Over the years, I have gleaned a better (if limited) understanding - both through reading and encountering practical products of his thought and imagination. In the latter case, through Triodos Bank that is inspired by Anthroposophia (Steiner borrowed coinage for his system), and, more tangentially further encounters with Camphill communities for the disabled and Waldorf schools. What continues to strike me is that Steiner was a sage whose wisdom has taken on valuable and progressive social form. Mystics can be worldly - indeed any true mysticism ought to have embodied consequences.

In the category of reading, I have just read the clear and engaging 'Rudolf Steiner: An Introduction to His Life and Work' (helped along by a long wait at the Russia visa office) by Gary Lachman. It is a more sympathetic and vivid book than Lachman's book on Jung that I read recently in Mexico.

That Steiner was a heretic (by the standards of mainstream Christianity) is unmistakeable - he professed reincarnation and was, in technical theological terminology, an 'adoptionist'. Jesus Christ was not wholly man, wholly God from inception but Christ 'adopted' the man, Jesus, as his vehicle, at the time of his baptism. That this act was pivotal for the development of world history was central to Steiner (and defined him over and against the Theosophical movement which he had joined and subsequently left), that its 'mechanics' were at substantial variance from Christian dogma (in all three main strands) is clear.

He struck me, again and again, in Lachman's portrait as a man of abiding paradox. The scholarly editor of Goethe's scientific writings is the 'seer' of the earth's sacred history, replete with accounts of 'Atlantis'. The sage who placed the emphasis on the spiritual renewal of man's thinking and transformation of consciousness is the man who is best known for his social products - either in farming or banking or education. The thinker who exerted significant influence on major artists both in image (Kandinsky) and word (Biely) when directly engaged in the arts presided over a palette of insipid pastel colours (a visit to the Triodos headquarters in Zeist in the Netherlands is a pallid example) and cumbersome philosophical dramas where endless speeches overwhelm the dramatic.

But, in the end, I was very much drawn to this polymath of the spirit and its consequences, not least because over and again, Lachman shows that Steiner was a good, often saintly, man that, literally, wore himself to death serving the needs of others - both collectively in his works and individually in the listening and counsel he extended to others.

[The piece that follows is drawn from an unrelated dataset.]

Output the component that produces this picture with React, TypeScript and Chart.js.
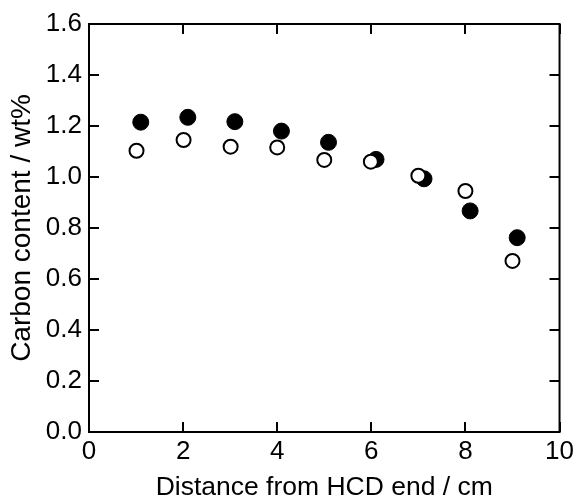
import React, { useEffect, useRef } from "react";
import { Chart, registerables } from "chart.js";

Chart.register(...registerables);

const filledX = [1.1, 2.1, 3.1, 4.09, 5.09, 6.1, 7.12, 8.1, 9.1];
const filledY = [1.215, 1.234, 1.217, 1.18, 1.136, 1.069, 0.993, 0.867, 0.762];
const openX = [1.01, 2.01, 3.01, 4.0, 5.0, 5.99, 7.0, 8.0, 9.0];
const openY = [1.103, 1.145, 1.119, 1.116, 1.067, 1.06, 1.005, 0.945, 0.671];

const xTitle = "Distance from HCD end / cm";
const yTitle = "Carbon content / wt%";
const FONT = "'Liberation Sans', Arial, Helvetica, sans-serif";

const framePlugin = {
  id: "frame",
  afterDraw(chart: any) {
    const { ctx, chartArea } = chart;
    const { left, right, top, bottom } = chartArea;
    const xs = chart.scales.x;
    const ys = chart.scales.y;
    const TL = 10;
    ctx.save();
    ctx.strokeStyle = "#000";
    ctx.lineWidth = 2;
    ctx.strokeRect(left, top, right - left, bottom - top);
    ctx.beginPath();
    xs.ticks.forEach((t: any) => {
      const px = Math.round(xs.getPixelForValue(t.value));
      ctx.moveTo(px, bottom);
      ctx.lineTo(px, bottom - TL);
      ctx.moveTo(px, top);
      ctx.lineTo(px, top + TL);
    });
    ys.ticks.forEach((t: any) => {
      const py = Math.round(ys.getPixelForValue(t.value));
      ctx.moveTo(left, py);
      ctx.lineTo(left + TL, py);
      ctx.moveTo(right, py);
      ctx.lineTo(right - TL, py);
    });
    ctx.stroke();
    ctx.restore();
  },
};

export default function App() {
  const ref = useRef<HTMLCanvasElement>(null);
  useEffect(() => {
    if (!ref.current) return;
    const chart = new Chart(ref.current, {
      type: "scatter",
      data: {
        datasets: [
          {
            label: "open",
            data: openX.map((x, i) => ({ x, y: openY[i] })),
            pointRadius: 7,
            pointHoverRadius: 7,
            pointBackgroundColor: "#fff",
            pointBorderColor: "#000",
            pointBorderWidth: 2,
          },
          {
            label: "filled",
            data: filledX.map((x, i) => ({ x, y: filledY[i] })),
            pointRadius: 8,
            pointHoverRadius: 8,
            pointBackgroundColor: "#000",
            pointBorderColor: "#000",
            pointBorderWidth: 1,
          },
        ],
      },
      options: {
        responsive: false,
        animation: false,
        layout: { padding: { left: 0, right: 16, top: 24, bottom: 0 } },
        plugins: { legend: { display: false }, tooltip: { enabled: false } },
        scales: {
          x: {
            type: "linear",
            min: 0,
            max: 10,
            grid: { display: false, drawTicks: false },
            border: { display: false },
            ticks: {
              stepSize: 2,
              padding: 4,
              color: "#000",
              font: { family: FONT, size: 26 },
              maxRotation: 0,
            },
            title: {
              display: true,
              text: xTitle,
              color: "#000",
              font: { family: FONT, size: 26.5 },
              padding: { top: 0, bottom: -4 },
            },
            afterFit(scale: any) {
              scale.height = 68;
            },
          },
          y: {
            type: "linear",
            min: 0,
            max: 1.6,
            grid: { display: false, drawTicks: false },
            border: { display: false },
            ticks: {
              stepSize: 0.2,
              padding: 7,
              color: "#000",
              font: { family: FONT, size: 26 },
              callback: (v: any) => Number(v).toFixed(1),
            },
            title: {
              display: true,
              text: yTitle,
              color: "#000",
              font: { family: FONT, size: 28 },
              padding: { top: 5, bottom: 0 },
            },
            afterFit(scale: any) {
              scale.width = 89;
            },
          },
        },
      },
      plugins: [framePlugin],
    });
    return () => chart.destroy();
  }, []);
  return (
    <div style={{ position: "absolute", left: 0, top: 0, width: 578, height: 500, background: "#fff" }}>
      <canvas ref={ref} width={578} height={500} />
    </div>
  );
}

He is, also, an articulate defender of the notion that it is consciousness, not matter, that is the ground of the universe, and so is a fellow traveller with my beloved Blake. He was, to use the appropriate terminology, an 'immaterial realist' - that the world manifests itself in consciousness and unfolds according to objective laws grounded in the Spirit. That this is seen as an eccentric view is only true if you look at it with the eye of the 'three provincial centuries' that Yeats described (starting, if it must with  someone, Descartes). It was to restore it to a central place in the West (it is, after all, the accepted view in Buddhism and Hinduism) that was Steiner's heart battle - and for that he is a most central figure, not a heretic.